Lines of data
>>>>>
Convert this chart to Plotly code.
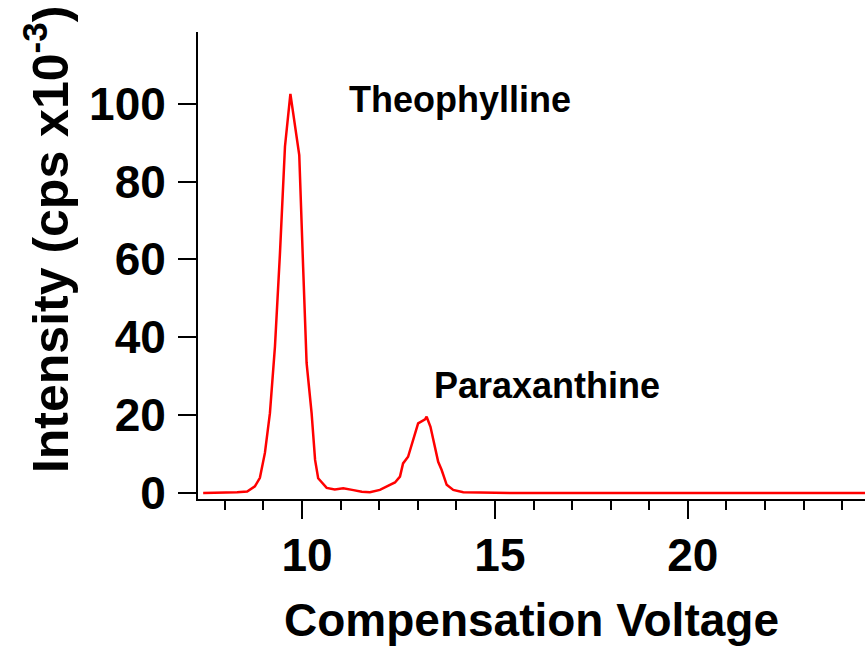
import plotly.graph_objects as go

# Compensation voltage (x) and intensity (cps x10^-3)
cv = [7.44, 8.0, 8.32, 8.58, 8.78, 8.91, 9.04, 9.17, 9.30, 9.43, 9.56, 9.70,
      9.93, 10.03, 10.12, 10.25, 10.34, 10.42, 10.64, 10.85, 11.07, 11.30,
      11.55, 11.76, 12.02, 12.28, 12.41, 12.54, 12.62, 12.75, 12.88, 13.01,
      13.19, 13.23, 13.33, 13.53, 13.62, 13.75, 13.92, 14.18, 14.61, 15.39,
      18.0, 21.0, 24.6]
intensity = [0.0, 0.1, 0.2, 0.4, 1.7, 3.9, 10.3, 20.5, 37.6, 61.6, 89.0, 102.5,
             86.8, 58.1, 33.4, 20.5, 8.5, 3.8, 1.3, 0.9, 1.2, 0.8,
             0.3, 0.2, 0.8, 2.1, 2.7, 4.2, 7.6, 9.3, 13.6, 17.9,
             18.9, 19.6, 17.0, 8.0, 5.9, 2.1, 0.8, 0.2, 0.1, 0.0,
             0.0, 0.0, 0.0]

x_ticks = [10, 15, 20]
y_ticks = [0, 20, 40, 60, 80, 100]
peak_labels = ["Theophylline", "Paraxanthine"]
peak_label_pos = [(14.1, 101.0), (16.35, 27.7)]
y_title = "Intensity (cps x10<sup>-3</sup>)"
x_title = "Compensation Voltage"

FONT = "Liberation Sans"

fig = go.Figure()
fig.add_trace(go.Scatter(x=cv, y=intensity, mode="lines",
                         line=dict(color="#ff0000", width=2.5), hoverinfo="skip"))

for text, (px, py) in zip(peak_labels, peak_label_pos):
    fig.add_annotation(x=px, y=py, text=text, showarrow=False,
                       xanchor="center", yanchor="middle",
                       font=dict(family=FONT, size=36, color="black", weight="bold"))

# y-axis title placed as a rotated annotation (sits higher than plot centre)
fig.add_annotation(xref="paper", yref="paper", x=-0.226, y=0.555,
                   text=y_title, textangle=-90, showarrow=False,
                   xanchor="center", yanchor="middle",
                   font=dict(family=FONT, size=50, color="black", weight="bold"))

fig.update_layout(
    width=865, height=647,
    margin=dict(l=198, r=0, t=32, b=148),
    paper_bgcolor="white", plot_bgcolor="white",
    showlegend=False,
    xaxis=dict(
        range=[7.306, 24.59], showgrid=False, zeroline=False, automargin=False,
        showline=True, linecolor="black", linewidth=2,
        tickmode="array", tickvals=x_ticks, ticktext=[str(v) for v in x_ticks],
        ticks="outside", ticklen=18, tickwidth=2, tickcolor="black",
        ticklabelshift=5, ticklabelstandoff=-3,
        tickfont=dict(family=FONT, size=46, color="black", weight="bold"),
        minor=dict(dtick=1, tick0=0, ticks="outside", ticklen=9, tickwidth=2, tickcolor="black"),
        title=dict(text=x_title, standoff=24,
                   font=dict(family=FONT, size=46, color="black", weight="bold")),
    ),
    yaxis=dict(
        range=[-1.54, 118.4], showgrid=False, zeroline=False, automargin=False,
        showline=True, linecolor="black", linewidth=2,
        tickmode="array", tickvals=y_ticks, ticktext=[str(v) for v in y_ticks],
        ticks="outside", ticklen=18, tickwidth=2, tickcolor="black",
        ticklabelstandoff=3,
        tickfont=dict(family=FONT, size=46, color="black", weight="bold"),
    ),
)

fig.write_html("out.html", config={"displayModeBar": False},
               post_script="document.body.style.margin='0';")
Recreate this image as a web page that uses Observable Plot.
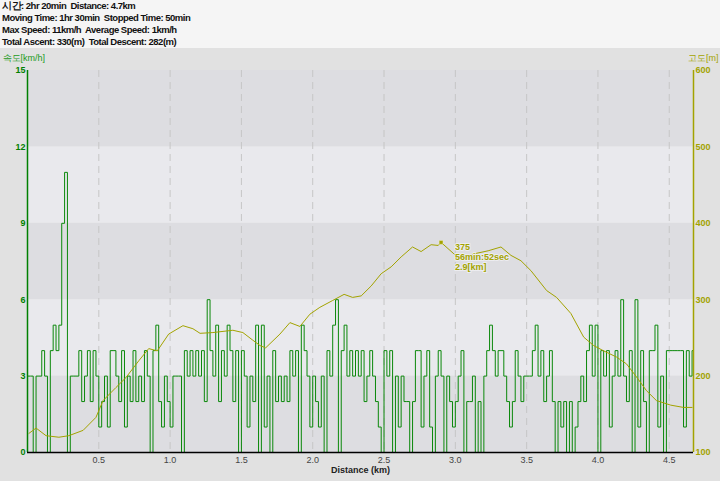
<<<<<
* **Stated problem**:
Write out the listing above exactly as it stands, pictures excluded.

* **Final result**:
Convert this chart to Plotly code.
import plotly.graph_objects as go

# Compensation voltage (x) and intensity (cps x10^-3)
cv = [7.44, 8.0, 8.32, 8.58, 8.78, 8.91, 9.04, 9.17, 9.30, 9.43, 9.56, 9.70,
      9.93, 10.03, 10.12, 10.25, 10.34, 10.42, 10.64, 10.85, 11.07, 11.30,
      11.55, 11.76, 12.02, 12.28, 12.41, 12.54, 12.62, 12.75, 12.88, 13.01,
      13.19, 13.23, 13.33, 13.53, 13.62, 13.75, 13.92, 14.18, 14.61, 15.39,
      18.0, 21.0, 24.6]
intensity = [0.0, 0.1, 0.2, 0.4, 1.7, 3.9, 10.3, 20.5, 37.6, 61.6, 89.0, 102.5,
             86.8, 58.1, 33.4, 20.5, 8.5, 3.8, 1.3, 0.9, 1.2, 0.8,
             0.3, 0.2, 0.8, 2.1, 2.7, 4.2, 7.6, 9.3, 13.6, 17.9,
             18.9, 19.6, 17.0, 8.0, 5.9, 2.1, 0.8, 0.2, 0.1, 0.0,
             0.0, 0.0, 0.0]

x_ticks = [10, 15, 20]
y_ticks = [0, 20, 40, 60, 80, 100]
peak_labels = ["Theophylline", "Paraxanthine"]
peak_label_pos = [(14.1, 101.0), (16.35, 27.7)]
y_title = "Intensity (cps x10<sup>-3</sup>)"
x_title = "Compensation Voltage"

FONT = "Liberation Sans"

fig = go.Figure()
fig.add_trace(go.Scatter(x=cv, y=intensity, mode="lines",
                         line=dict(color="#ff0000", width=2.5), hoverinfo="skip"))

for text, (px, py) in zip(peak_labels, peak_label_pos):
    fig.add_annotation(x=px, y=py, text=text, showarrow=False,
                       xanchor="center", yanchor="middle",
                       font=dict(family=FONT, size=36, color="black", weight="bold"))

# y-axis title placed as a rotated annotation (sits higher than plot centre)
fig.add_annotation(xref="paper", yref="paper", x=-0.226, y=0.555,
                   text=y_title, textangle=-90, showarrow=False,
                   xanchor="center", yanchor="middle",
                   font=dict(family=FONT, size=50, color="black", weight="bold"))

fig.update_layout(
    width=865, height=647,
    margin=dict(l=198, r=0, t=32, b=148),
    paper_bgcolor="white", plot_bgcolor="white",
    showlegend=False,
    xaxis=dict(
        range=[7.306, 24.59], showgrid=False, zeroline=False, automargin=False,
        showline=True, linecolor="black", linewidth=2,
        tickmode="array", tickvals=x_ticks, ticktext=[str(v) for v in x_ticks],
        ticks="outside", ticklen=18, tickwidth=2, tickcolor="black",
        ticklabelshift=5, ticklabelstandoff=-3,
        tickfont=dict(family=FONT, size=46, color="black", weight="bold"),
        minor=dict(dtick=1, tick0=0, ticks="outside", ticklen=9, tickwidth=2, tickcolor="black"),
        title=dict(text=x_title, standoff=24,
                   font=dict(family=FONT, size=46, color="black", weight="bold")),
    ),
    yaxis=dict(
        range=[-1.54, 118.4], showgrid=False, zeroline=False, automargin=False,
        showline=True, linecolor="black", linewidth=2,
        tickmode="array", tickvals=y_ticks, ticktext=[str(v) for v in y_ticks],
        ticks="outside", ticklen=18, tickwidth=2, tickcolor="black",
        ticklabelstandoff=3,
        tickfont=dict(family=FONT, size=46, color="black", weight="bold"),
    ),
)

fig.write_html("out.html", config={"displayModeBar": False},
               post_script="document.body.style.margin='0';")
Recreate this image as a web page that uses Observable Plot.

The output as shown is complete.